The same premium that drove the accumulation can also drive it in reverse. Issuing common shares above NAV only works while the premium holds, and as it narrows, each new share raises less and the cost of capital rises, slowing the buying, which in turn lets the premium narrow further still. The common stock is trading at 1.19 times NAV today.

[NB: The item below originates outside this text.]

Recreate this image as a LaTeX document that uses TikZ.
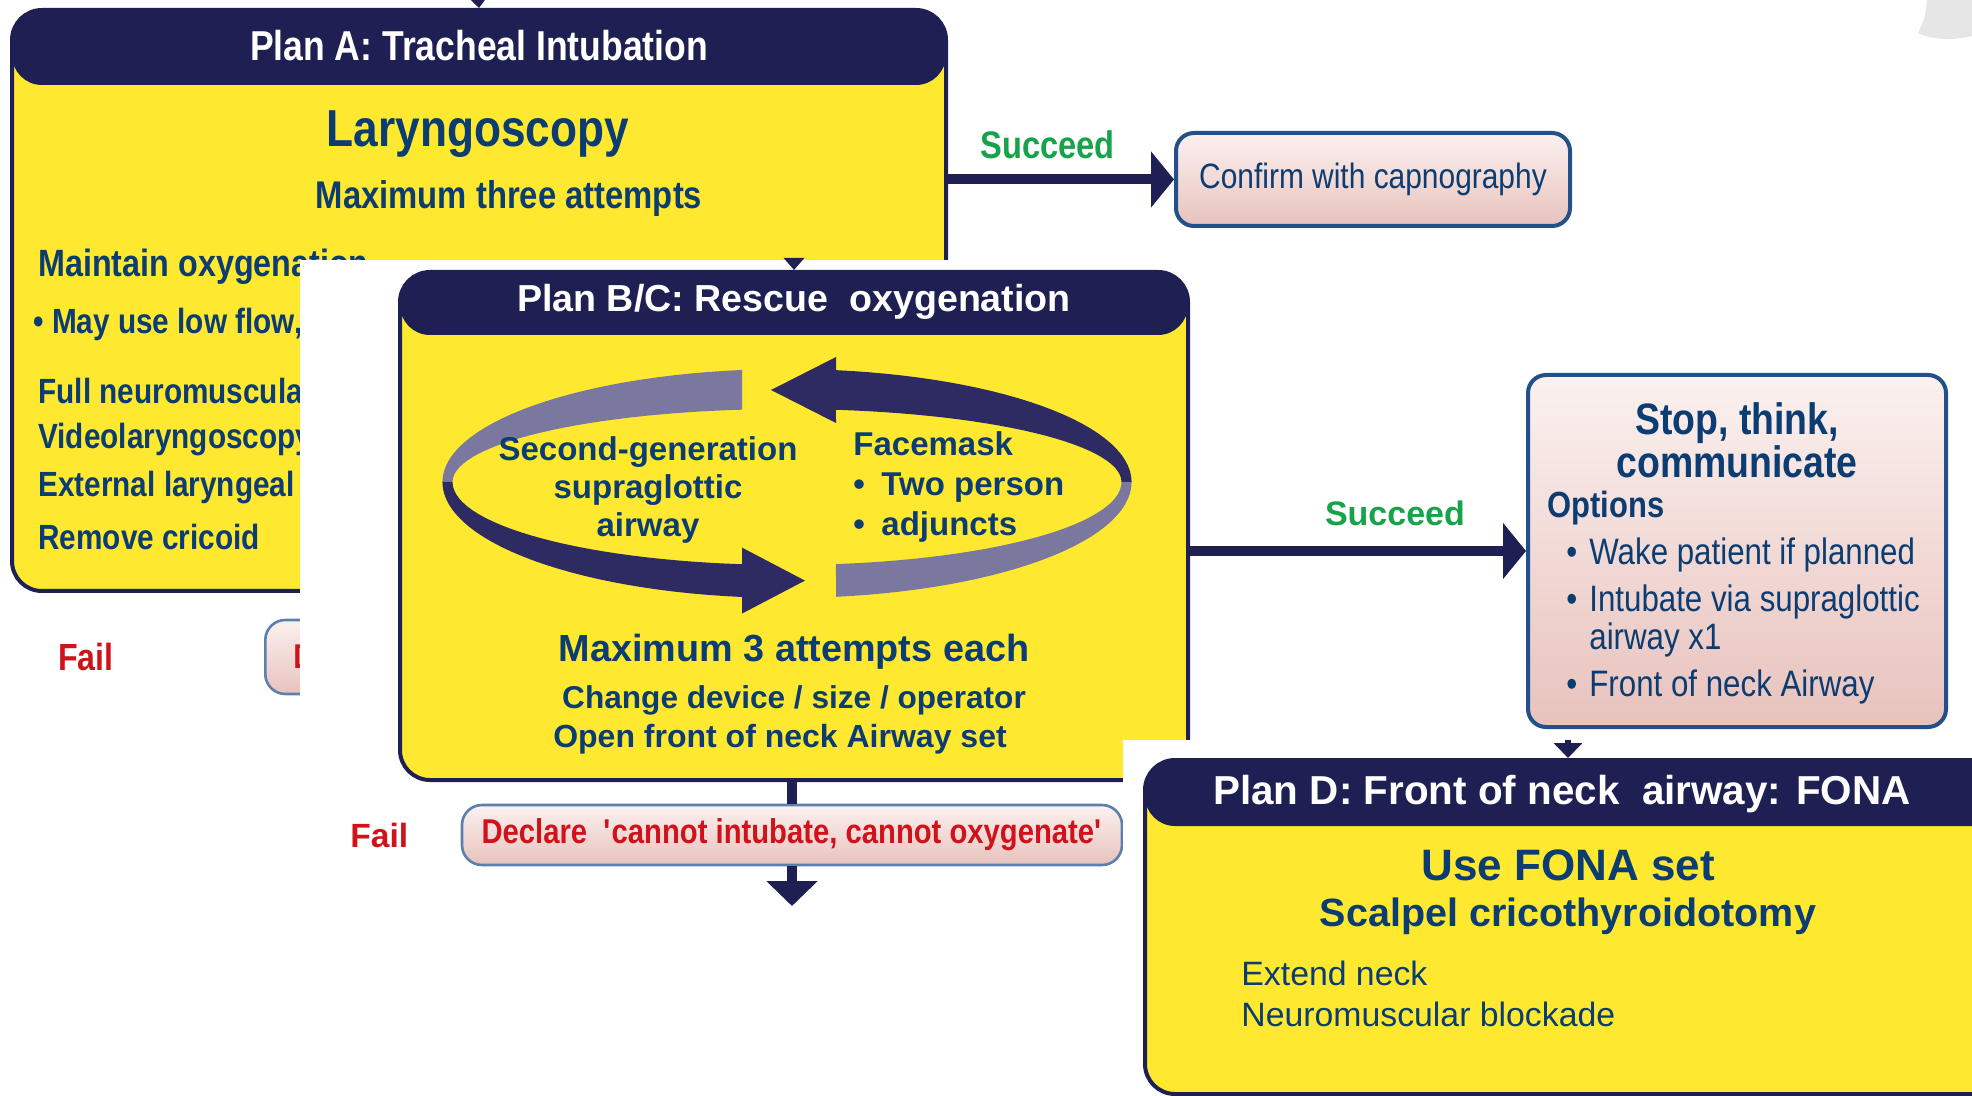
\documentclass[tikz,border=0pt]{standalone}
\usepackage{fontspec}
\setmainfont{Liberation Sans}
\newfontfamily\narrowfont[FakeStretch=0.85]{Liberation Sans}
\usepackage{tikz}
\usetikzlibrary{arrows.meta, positioning}
\definecolor{headnavy}{HTML}{1E1F52}
\definecolor{cardyellow}{HTML}{FFE930}
\definecolor{textnavy}{HTML}{0B3C72}
\definecolor{ringdark}{HTML}{2D2B61}
\definecolor{ringlight}{HTML}{7B789F}
\definecolor{pinktop}{HTML}{FBF1EF}
\definecolor{pinkbot}{HTML}{E8C2BD}
\definecolor{boxblue}{HTML}{21508A}
\definecolor{declblue}{HTML}{5B80AE}
\definecolor{succgreen}{HTML}{17A34A}
\definecolor{failred}{HTML}{D0121B}
\definecolor{curlgray}{HTML}{E6E6E6}
\newcommand\fsz[2]{\fontsize{#1}{#2}\selectfont}

\begin{document}
\begin{tikzpicture}[
  x=0.5pt, y=-0.5pt,
  planbox/.style={rectangle, rounded corners=15pt, draw=headnavy, line width=2pt, fill=cardyellow, inner sep=0pt,
    path picture={\fill[headnavy] (path picture bounding box.north west) rectangle ([yshift=-#1]path picture bounding box.north east);}},
  resbox/.style={rectangle, rounded corners=9pt, draw=boxblue, line width=2pt, top color=pinktop, bottom color=pinkbot, inner sep=0pt, text=textnavy},
  bodytxt/.style={text=textnavy, inner sep=0pt},
  headtxt/.style={text=white, inner sep=0pt},
  okay/.style={text=succgreen, inner sep=0pt},
  fail/.style={text=failred, inner sep=0pt},
  flow/.style={line width=5pt, color=headnavy, -{Triangle[width=27.5pt, length=11.5pt]}},
  stub/.style={line width=3pt, color=headnavy, -{Triangle[width=10pt, length=6pt]}}
]
\useasboundingbox (0,0) rectangle (1972,1096);
\fill[white] (0,0) rectangle (1972,1096);
% page curl, top right
\fill[curlgray] (1927,0) .. controls (1925,18) .. (1918,33) .. controls (1935,41) and (1955,40) .. (1972,36) -- (1972,0) -- cycle;

% Plan A
\node[planbox=37.5pt, minimum width=467pt, minimum height=290.5pt] (planA) at (479,300.5) {};
\node[headtxt, font=\narrowfont\bfseries\fsz{20.9pt}{24pt}] (titleA) at ([yshift=-18.75pt]planA.north) {Plan A: Tracheal Intubation};
\node[bodytxt, font=\narrowfont\bfseries\fsz{26pt}{30pt}] (laryn) at (478,134) {Laryngoscopy};
\node[bodytxt, font=\narrowfont\bfseries\fsz{19.3pt}{22pt}] (threeA) at (509,199) {Maximum three attempts};
\node[bodytxt, anchor=west, font=\narrowfont\bfseries\fsz{19pt}{22pt}] (oxyA) at (38,267) {Maintain oxygenation};
\node[bodytxt, anchor=west, font=\narrowfont\bfseries\fsz{17.5pt}{20pt}] (flowA) at (33,324) {\textbullet\ May use low flow,};
\node[bodytxt, anchor=west, font=\narrowfont\bfseries\fsz{17.5pt}{20pt}] (nmbA) at (38,391) {Full neuromuscular};
\node[bodytxt, anchor=west, font=\narrowfont\bfseries\fsz{17.5pt}{20pt}] (videoA) at (38,440) {Videolaryngoscopy};
\node[bodytxt, anchor=west, font=\narrowfont\bfseries\fsz{17.5pt}{20pt}] (extA) at (38,488) {External laryngeal};
\node[bodytxt, anchor=west, font=\narrowfont\bfseries\fsz{17.5pt}{20pt}] (cricA) at (38,537) {Remove cricoid};

\node[resbox, draw=declblue, line width=1.3pt, rounded corners=10pt, anchor=west, minimum height=37pt, text width=140pt, align=left, inner xsep=14pt, text=failred, font=\narrowfont\bfseries\fsz{17.2pt}{20pt}] (declA) at (264,657) {D};
\node[fail, left=75pt of declA, font=\narrowfont\bfseries\fsz{18.9pt}{22pt}] (failA) {Fail};

\node[resbox, minimum width=197pt, minimum height=46.5pt, font=\narrowfont\fsz{17.6pt}{20pt}] (confirm) at (1373,179.5) {Confirm with capnography};
\draw[flow] (planA.east |- confirm.west) -- node[okay, above=8pt, pos=0.44, font=\narrowfont\bfseries\fsz{19.2pt}{22pt}] (succA) {Succeed} (confirm.west);

\coordinate (ain) at (478,-4);
\draw[stub] (ain) -- (planA.north);

% Plan B/C
\fill[white] (300,260) rectangle (1190,1096);
\node[planbox=31.5pt, minimum width=394pt, minimum height=254pt] (planBC) at (794,526) {};
\coordinate (bcin) at (794,258);
\draw[stub] (bcin) -- (planBC.north);
\node[headtxt, font=\bfseries\fsz{18.8pt}{22pt}] (titleBC) at ([yshift=-15.75pt]planBC.north) {Plan B/C: Rescue\ \ oxygenation};

% rescue cycle
\fill[ringlight] plot[domain=97.5:180, samples=30] ({787+344.6*cos(\x)},{482-113*sin(\x)})
  -- plot[domain=180:97.73, samples=30] ({787+334.5*cos(\x)},{482-73*sin(\x)}) -- cycle;
\fill[ringdark] plot[domain=180:262.5, samples=30] ({787+344.6*cos(\x)},{482-116*sin(\x)})
  -- (742,613.6) -- (805,580.6) -- (742,547.6)
  -- plot[domain=262.27:180, samples=30] ({787+334.5*cos(\x)},{482-83*sin(\x)}) -- cycle;
\fill[ringlight] plot[domain=278.18:360, samples=30] ({787+344.6*cos(\x)},{482-116*sin(\x)})
  -- plot[domain=360:278.42, samples=30] ({787+334.5*cos(\x)},{482-83*sin(\x)}) -- cycle;
\fill[ringdark] plot[domain=0:81.82, samples=30] ({787+344.6*cos(\x)},{482-113*sin(\x)})
  -- (836,357) -- (771,390) -- (836,423)
  -- plot[domain=81.58:0, samples=30] ({787+334.5*cos(\x)},{482-73*sin(\x)}) -- cycle;

\node[bodytxt, align=center, font=\bfseries\fsz{16.5pt}{18.9pt}] (sga) at (648,490) {Second-generation\\supraglottic\\airway};
\node[bodytxt, anchor=west, align=left, font=\bfseries\fsz{16.5pt}{20pt}] (mask) at (853,487) {Facemask\\\textbullet\enspace Two person\\\textbullet\enspace adjuncts};
\node[bodytxt, font=\bfseries\fsz{18.9pt}{22pt}] (attempts) at (794,651.5) {Maximum 3 attempts each};
\node[bodytxt, font=\bfseries\fsz{15.8pt}{18pt}] (change) at (794,700.5) {Change device / size / operator};
\node[bodytxt, font=\bfseries\fsz{16pt}{18pt}] (openset) at (780,739.5) {Open front of neck Airway set};

\node[resbox, minimum width=209pt, minimum height=176pt] (stop) at (1737,551) {};
\node[bodytxt, align=center, font=\narrowfont\bfseries\fsz{22pt}{20.5pt}] (stoptitle) at (1737,440) {Stop, think,\\communicate};
\node[bodytxt, anchor=west, font=\narrowfont\bfseries\fsz{18.2pt}{21pt}] (options) at (1547,508) {Options};
\node[bodytxt, anchor=west, align=left, font=\narrowfont\fsz{18.4pt}{19pt}] (optlist) at (1566,621)
  {\textbullet\hspace{6pt}Wake patient if planned\\[4.5pt]
   \textbullet\hspace{6pt}Intubate via supraglottic\\
   \phantom{\textbullet}\hspace{6pt}airway x1\\[4.5pt]
   \textbullet\hspace{6pt}Front of neck Airway};
\draw[flow] (planBC.east |- stop.west) -- node[okay, above=10pt, pos=0.61, font=\bfseries\fsz{17pt}{20pt}] (succB) {Succeed} (stop.west);

\node[resbox, draw=declblue, line width=1.3pt, rounded corners=10pt, minimum width=330pt, minimum height=30pt, text=failred, font=\narrowfont\bfseries\fsz{17.2pt}{20pt}] (declare) at (792,835) {Declare\ \ \textquotesingle cannot intubate, cannot oxygenate\textquotesingle};
\node[fail, left=26pt of declare, font=\bfseries\fsz{16.8pt}{20pt}] (failB) {Fail};
\draw[line width=5pt, headnavy] (declare.north |- planBC.south) -- (declare.north);
\coordinate (nextstep) at (792,906);
\draw[flow, -{Triangle[width=25pt, length=12.5pt]}] (declare.south) -- (nextstep);

% Plan D
\fill[white] (1123,740) rectangle (1972,1096);
\node[planbox=33pt, minimum width=432.5pt, minimum height=167pt] (planD) at (1577.5,927) {};
\coordinate (din) at (1568,740);
\draw[stub, -{Triangle[width=14pt, length=7.5pt]}] (din) -- (din |- planD.north);
\node[headtxt, font=\bfseries\fsz{20.2pt}{24pt}] (titleD) at (1562,794) {Plan D: Front of neck\ \ airway: FONA};
\node[bodytxt, font=\bfseries\fsz{22pt}{26pt}] (fona) at (1568,865) {Use FONA set};
\node[bodytxt, font=\bfseries\fsz{19.75pt}{23pt}] (scalpel) at (1568,916) {Scalpel cricothyroidotomy};
\node[bodytxt, anchor=west, font=\fsz{16.9pt}{20pt}] (extend) at (1241,973) {Extend neck};
\node[bodytxt, anchor=west, font=\fsz{16.9pt}{20pt}] (blockade) at (1241,1014) {Neuromuscular blockade};
\end{tikzpicture}
\end{document}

STRC raises on its own rate and has kept selling as the premium narrowed, but if the buying stops, the dividends have to be funded from cash, or from selling Bitcoin. Strategy set aside USD 2.25bn around the turn of 2026, enough to cover well over a year of payments at the bill the preferred stack now carries. However, in May Strategy spent USD 1.38bn of that buying back convertible debt at a discount, which it had flagged in advance as part of a plan to clear the debt, leaving roughly six months of runway (around USD 900m) and around USD 6.7bn of convertibles outstanding. These are senior to the preferred and must be repaid or refinanced. Meanwhile, the bill will keep growing as STRC expands.
Outlook
None of this, however, is really a question of survival. The dividends can always be met by selling a small fraction of the holdings, which are substantial to say the least. The difficulty lies in the option having been closed off from the start, since the premium was built on the promise never to sell, and a promise that rigid leaves no room to do the sensible thing when conditions require it. The premium is the only thing that makes Strategy worth more than the Bitcoin it holds, and a treasury that sells to fund its yield is no longer what many investors signed up for, at least not while the underlying collateral is in a drawdown.
The model has worked well enough that others are now copying it, and for income investors it has opened a market that did not exist before, a fixed-income route into Bitcoin paying double-digit yields. How safe those yields prove to be, however, will come down to one thing no issuer controls – Bitcoin’s long-term performance.